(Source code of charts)
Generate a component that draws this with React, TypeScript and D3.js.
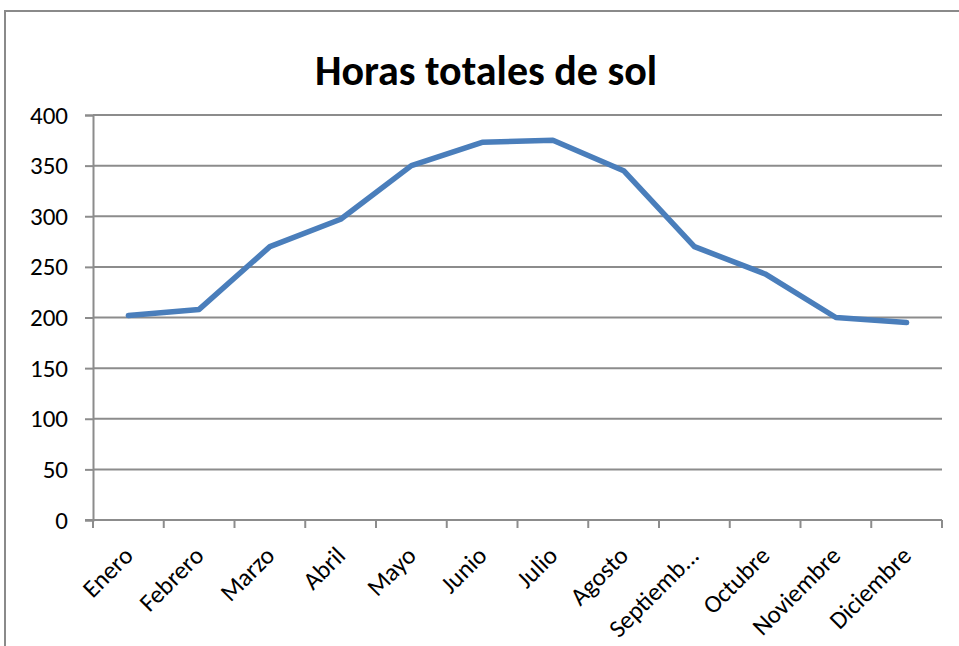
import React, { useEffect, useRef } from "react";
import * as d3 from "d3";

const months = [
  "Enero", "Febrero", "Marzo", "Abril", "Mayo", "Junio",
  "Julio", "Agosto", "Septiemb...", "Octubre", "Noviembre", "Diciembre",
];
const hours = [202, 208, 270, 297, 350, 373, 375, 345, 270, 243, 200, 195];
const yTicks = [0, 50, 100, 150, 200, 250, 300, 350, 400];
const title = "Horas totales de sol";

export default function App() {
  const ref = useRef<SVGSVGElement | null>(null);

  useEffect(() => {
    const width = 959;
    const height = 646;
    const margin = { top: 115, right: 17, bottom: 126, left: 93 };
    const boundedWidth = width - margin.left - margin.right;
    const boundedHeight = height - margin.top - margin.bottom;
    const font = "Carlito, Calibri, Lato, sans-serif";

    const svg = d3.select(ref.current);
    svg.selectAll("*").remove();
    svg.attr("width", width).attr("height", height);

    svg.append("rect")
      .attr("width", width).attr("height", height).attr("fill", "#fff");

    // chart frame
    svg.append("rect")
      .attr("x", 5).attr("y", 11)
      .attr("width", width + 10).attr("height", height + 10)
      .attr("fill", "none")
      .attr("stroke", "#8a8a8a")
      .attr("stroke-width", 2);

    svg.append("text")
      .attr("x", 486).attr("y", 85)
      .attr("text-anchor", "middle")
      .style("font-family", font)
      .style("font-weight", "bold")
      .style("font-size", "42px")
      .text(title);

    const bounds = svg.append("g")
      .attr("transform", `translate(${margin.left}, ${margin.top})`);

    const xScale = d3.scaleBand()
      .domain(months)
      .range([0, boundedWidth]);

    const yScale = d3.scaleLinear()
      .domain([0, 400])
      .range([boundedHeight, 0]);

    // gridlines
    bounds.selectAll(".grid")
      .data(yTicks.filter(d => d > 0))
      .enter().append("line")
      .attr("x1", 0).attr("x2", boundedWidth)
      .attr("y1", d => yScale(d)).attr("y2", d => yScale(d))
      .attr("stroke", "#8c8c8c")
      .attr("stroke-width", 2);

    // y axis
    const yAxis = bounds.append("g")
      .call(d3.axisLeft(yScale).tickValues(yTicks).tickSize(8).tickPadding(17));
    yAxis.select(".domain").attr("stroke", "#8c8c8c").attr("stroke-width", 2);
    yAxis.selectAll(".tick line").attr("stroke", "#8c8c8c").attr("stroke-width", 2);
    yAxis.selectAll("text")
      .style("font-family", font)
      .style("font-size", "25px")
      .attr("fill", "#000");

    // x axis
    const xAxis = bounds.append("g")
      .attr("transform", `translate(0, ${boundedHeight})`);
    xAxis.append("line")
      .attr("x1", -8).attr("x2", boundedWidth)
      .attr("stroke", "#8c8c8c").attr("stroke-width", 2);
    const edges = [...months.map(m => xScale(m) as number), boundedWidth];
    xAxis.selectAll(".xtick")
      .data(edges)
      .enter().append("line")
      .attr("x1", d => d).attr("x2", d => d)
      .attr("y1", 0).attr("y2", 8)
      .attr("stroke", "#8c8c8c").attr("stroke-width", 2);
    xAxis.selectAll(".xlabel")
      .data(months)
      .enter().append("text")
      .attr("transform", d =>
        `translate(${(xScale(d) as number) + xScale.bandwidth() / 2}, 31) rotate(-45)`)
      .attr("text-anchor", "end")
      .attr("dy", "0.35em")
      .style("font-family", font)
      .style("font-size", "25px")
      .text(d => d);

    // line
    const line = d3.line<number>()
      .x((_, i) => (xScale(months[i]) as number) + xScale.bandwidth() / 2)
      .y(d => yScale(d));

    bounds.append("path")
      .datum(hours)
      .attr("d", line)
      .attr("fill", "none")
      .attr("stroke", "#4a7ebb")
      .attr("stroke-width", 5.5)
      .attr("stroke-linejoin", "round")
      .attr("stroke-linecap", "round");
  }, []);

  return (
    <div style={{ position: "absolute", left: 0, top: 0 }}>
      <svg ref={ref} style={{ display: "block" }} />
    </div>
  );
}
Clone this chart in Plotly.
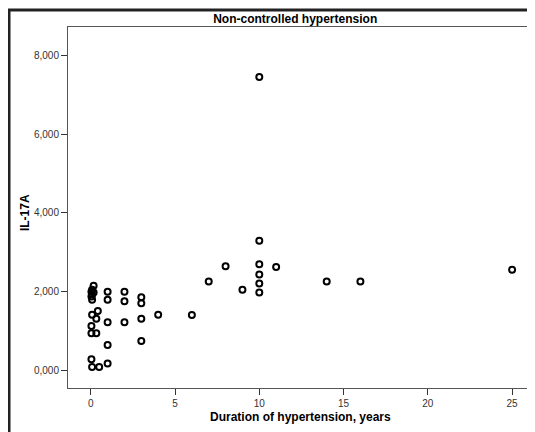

> [THE REQUEST] Omit every picture, then reproduce the rest of the listing exactly.

> [ANSWER TO THIS TASK]
Generate a component that draws this with React, TypeScript and D3.js.
import React, { useEffect, useRef } from "react";
import * as d3 from "d3";

const months = [
  "Enero", "Febrero", "Marzo", "Abril", "Mayo", "Junio",
  "Julio", "Agosto", "Septiemb...", "Octubre", "Noviembre", "Diciembre",
];
const hours = [202, 208, 270, 297, 350, 373, 375, 345, 270, 243, 200, 195];
const yTicks = [0, 50, 100, 150, 200, 250, 300, 350, 400];
const title = "Horas totales de sol";

export default function App() {
  const ref = useRef<SVGSVGElement | null>(null);

  useEffect(() => {
    const width = 959;
    const height = 646;
    const margin = { top: 115, right: 17, bottom: 126, left: 93 };
    const boundedWidth = width - margin.left - margin.right;
    const boundedHeight = height - margin.top - margin.bottom;
    const font = "Carlito, Calibri, Lato, sans-serif";

    const svg = d3.select(ref.current);
    svg.selectAll("*").remove();
    svg.attr("width", width).attr("height", height);

    svg.append("rect")
      .attr("width", width).attr("height", height).attr("fill", "#fff");

    // chart frame
    svg.append("rect")
      .attr("x", 5).attr("y", 11)
      .attr("width", width + 10).attr("height", height + 10)
      .attr("fill", "none")
      .attr("stroke", "#8a8a8a")
      .attr("stroke-width", 2);

    svg.append("text")
      .attr("x", 486).attr("y", 85)
      .attr("text-anchor", "middle")
      .style("font-family", font)
      .style("font-weight", "bold")
      .style("font-size", "42px")
      .text(title);

    const bounds = svg.append("g")
      .attr("transform", `translate(${margin.left}, ${margin.top})`);

    const xScale = d3.scaleBand()
      .domain(months)
      .range([0, boundedWidth]);

    const yScale = d3.scaleLinear()
      .domain([0, 400])
      .range([boundedHeight, 0]);

    // gridlines
    bounds.selectAll(".grid")
      .data(yTicks.filter(d => d > 0))
      .enter().append("line")
      .attr("x1", 0).attr("x2", boundedWidth)
      .attr("y1", d => yScale(d)).attr("y2", d => yScale(d))
      .attr("stroke", "#8c8c8c")
      .attr("stroke-width", 2);

    // y axis
    const yAxis = bounds.append("g")
      .call(d3.axisLeft(yScale).tickValues(yTicks).tickSize(8).tickPadding(17));
    yAxis.select(".domain").attr("stroke", "#8c8c8c").attr("stroke-width", 2);
    yAxis.selectAll(".tick line").attr("stroke", "#8c8c8c").attr("stroke-width", 2);
    yAxis.selectAll("text")
      .style("font-family", font)
      .style("font-size", "25px")
      .attr("fill", "#000");

    // x axis
    const xAxis = bounds.append("g")
      .attr("transform", `translate(0, ${boundedHeight})`);
    xAxis.append("line")
      .attr("x1", -8).attr("x2", boundedWidth)
      .attr("stroke", "#8c8c8c").attr("stroke-width", 2);
    const edges = [...months.map(m => xScale(m) as number), boundedWidth];
    xAxis.selectAll(".xtick")
      .data(edges)
      .enter().append("line")
      .attr("x1", d => d).attr("x2", d => d)
      .attr("y1", 0).attr("y2", 8)
      .attr("stroke", "#8c8c8c").attr("stroke-width", 2);
    xAxis.selectAll(".xlabel")
      .data(months)
      .enter().append("text")
      .attr("transform", d =>
        `translate(${(xScale(d) as number) + xScale.bandwidth() / 2}, 31) rotate(-45)`)
      .attr("text-anchor", "end")
      .attr("dy", "0.35em")
      .style("font-family", font)
      .style("font-size", "25px")
      .text(d => d);

    // line
    const line = d3.line<number>()
      .x((_, i) => (xScale(months[i]) as number) + xScale.bandwidth() / 2)
      .y(d => yScale(d));

    bounds.append("path")
      .datum(hours)
      .attr("d", line)
      .attr("fill", "none")
      .attr("stroke", "#4a7ebb")
      .attr("stroke-width", 5.5)
      .attr("stroke-linejoin", "round")
      .attr("stroke-linecap", "round");
  }, []);

  return (
    <div style={{ position: "absolute", left: 0, top: 0 }}>
      <svg ref={ref} style={{ display: "block" }} />
    </div>
  );
}
Clone this chart in Plotly.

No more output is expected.